Essay 
17 apr 2024

Spring is Coming With a Strawberry in the Mouth

Verslag in het kader van het panel Spring is Coming With a Strawberry in the Mouth op 21 maart.

Nick Chesnaye

Op 21 maart organiseerden de Brakke Grond en Dekmantel de avond Spring is Coming With a Strawberry in the Mouth. Met twee panelgesprekken werd de nieuwe kunstprogrammering voor Lentekabinet door de twee organisaties gevierd en vroegen het cultuurhuis en de festivalorganisator zich af welke rol kunst en design kunnen spelen binnen de context van een muziekfestival.

Te gast waren: Moktar Nabil (kanaal40), Sophie Keij & Nana Esi (Atelier Brenda), Dennis Vanderbroeck (Studio Dennis Vanderbroeck) & Albert van Abbe (Dekmantel), Sophie Dogterom (de Brakke Grond), Bieke Criel & Olivier Goethals (019), Louise Goegebeur (Horst), Joke Hoeven (Dekmantel) en Heske ten Cate (Nest/DTRH). Moderator Lieneke Hulshof schreef een kort verslag van deze avond met de belangrijkste inzichten.

Publiek centraal

Het is 3 augustus 2023 en de zon verdwijnt langzaam in de zee. Op het strand van Zeebrugge voorziet een bas zwetende lichamen van een collectief ritme. Als een organisme beweegt het publiek zich in een cirkelvormige ruimte. De plek is open en de mensen worden enkel door een hoge, ronde muur afgescheiden van de rest van het festivalterrein WECANDANCE. Op deze muur is de dj gesitueerd. Traag beweegt de dj-booth over de muur in een rondje.
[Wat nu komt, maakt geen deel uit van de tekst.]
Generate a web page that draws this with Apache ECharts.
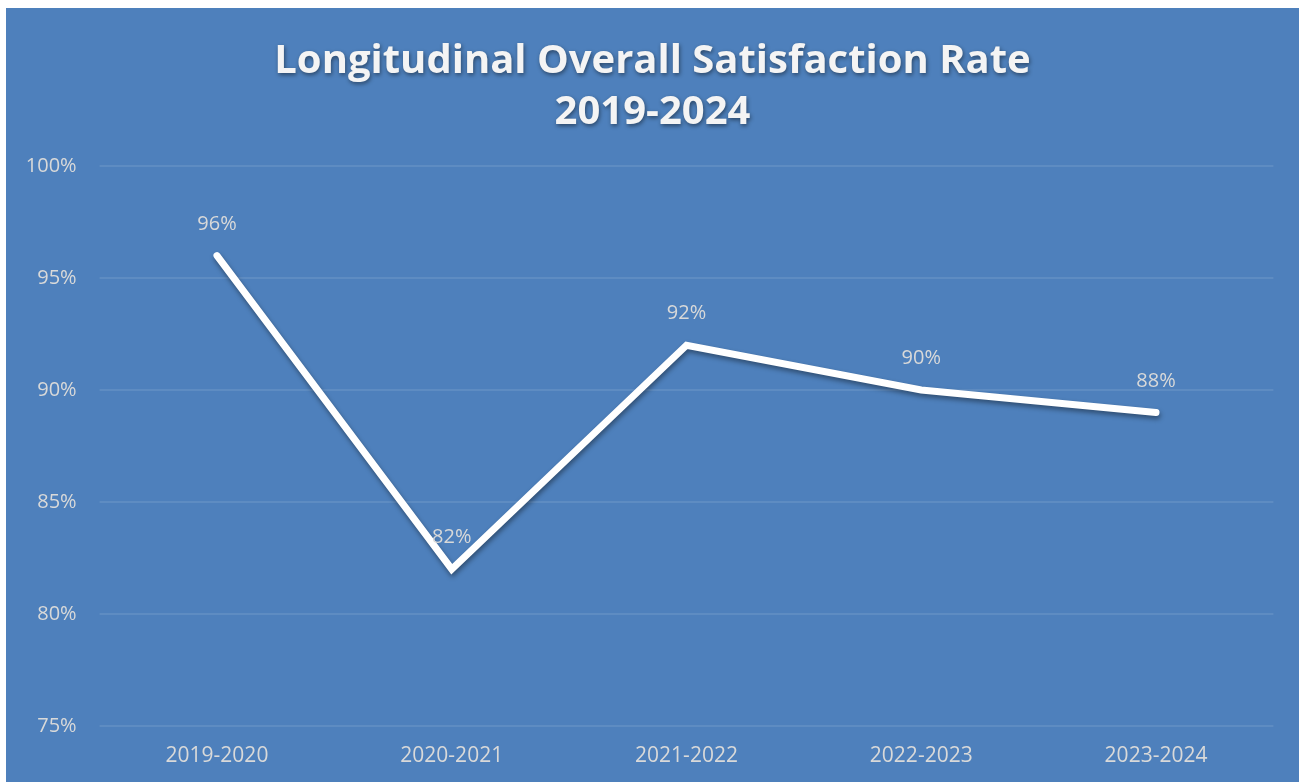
<!DOCTYPE html>
<html>
<head>
<meta charset="utf-8">
<script src="https://cdn.jsdelivr.net/npm/echarts@6/dist/echarts.min.js"></script>
<style>
html,body{margin:0;padding:0;background:#ffffff;width:1299px;height:782px;overflow:hidden;}
#chart{position:absolute;left:6px;top:8px;width:1293px;height:774px;}
</style>
</head>
<body>
<div id="chart"></div>
<script>
const titleText = "Longitudinal Overall Satisfaction Rate\n2019-2024";
const categories = ["2019-2020", "2020-2021", "2021-2022", "2022-2023", "2023-2024"];
const values = [96, 82, 92, 90, 89];
const valueLabels = ["96%", "82%", "92%", "90%", "88%"];
const yTicks = { min: 75, max: 100, interval: 5 };

const chart = echarts.init(document.getElementById('chart'), null, { renderer: 'canvas' });
chart.setOption({
  backgroundColor: '#4e80bc',
  animation: false,
  title: {
    text: titleText,
    left: 'center',
    top: 23,
    textStyle: {
      fontFamily: 'Open Sans',
      fontWeight: 'bold',
      fontSize: 40,
      lineHeight: 51,
      color: '#f4f4f4',
      textShadowColor: 'rgba(0,0,0,0.45)',
      textShadowBlur: 4,
      textShadowOffsetX: 1,
      textShadowOffsetY: 2
    }
  },
  grid: { left: 93.6, right: 25.6, top: 158, bottom: 56, containLabel: false },
  xAxis: {
    type: 'category',
    data: categories,
    boundaryGap: true,
    axisLine: { show: false },
    axisTick: { show: false },
    axisLabel: { color: '#d9d9d9', fontFamily: 'Open Sans', fontSize: 21, margin: 20 }
  },
  yAxis: {
    type: 'value',
    min: yTicks.min,
    max: yTicks.max,
    interval: yTicks.interval,
    axisLine: { show: false },
    axisTick: { show: false },
    axisLabel: { color: '#d9d9d9', fontFamily: 'Open Sans', fontSize: 20, margin: 23, formatter: v => v + '%' },
    splitLine: { show: true, lineStyle: { color: 'rgba(255,255,255,0.13)', width: 1.5 } }
  },
  series: [{
    type: 'line',
    data: values,
    showSymbol: true,
    symbol: 'circle',
    symbolSize: 1,
    itemStyle: { color: 'rgba(255,255,255,0)' },
    lineStyle: {
      color: '#ffffff', width: 7, cap: 'round', join: 'miter',
      shadowColor: 'rgba(0,0,0,0.4)', shadowBlur: 5, shadowOffsetX: 1, shadowOffsetY: 3
    },
    label: {
      show: true,
      position: 'top',
      distance: 21,
      color: '#d9d9d9',
      fontFamily: 'Open Sans',
      fontSize: 20,
      formatter: p => valueLabels[p.dataIndex]
    }
  }]
});
</script>
</body>
</html>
Langzaam genoeg om het niet direct te merken, snel genoeg om tijdens één set steeds een andere positie te hebben ten aanzien van het publiek.

Dit podium is ontworpen door Dennis Vandenbroeck, die sinds 2023 creative director is van het festival. Tijdens het eerste panelgesprek van de avond vertelt hij over de scenografie van deze stage. Hij wilde de afstand tussen publiek en dj verkleinen waardoor mensen meer op elkaar, de ruimte en de muziek aangewezen zouden zijn. Doordat de dj constant uit het zicht verdween, werd diens dominante visuele positie verkleind. Mensen waren de dj kort gezegd steeds ‘kwijt’. Niet de dj, maar het publiek stond zo in het middelpunt en de ontworpen muur werd een contourlijn die het publiek en de dj samen bond.   

Dennis Vanderbroeck zal dit jaar ook een van de podia voor Dekmantel in augustus ontwerpen, daarbij vindt Vandenbroeck het relevant om, net als in zijn andere projecten, te spelen met het idee van ‘binnen’ en ‘buiten’ en het gevoel van collectiviteit tussen artiesten, bezoekers en organisatie te vergroten, iets wat ook een uitgangspunt vormt voor Albert van Abbe, artistiek directeur van het festival.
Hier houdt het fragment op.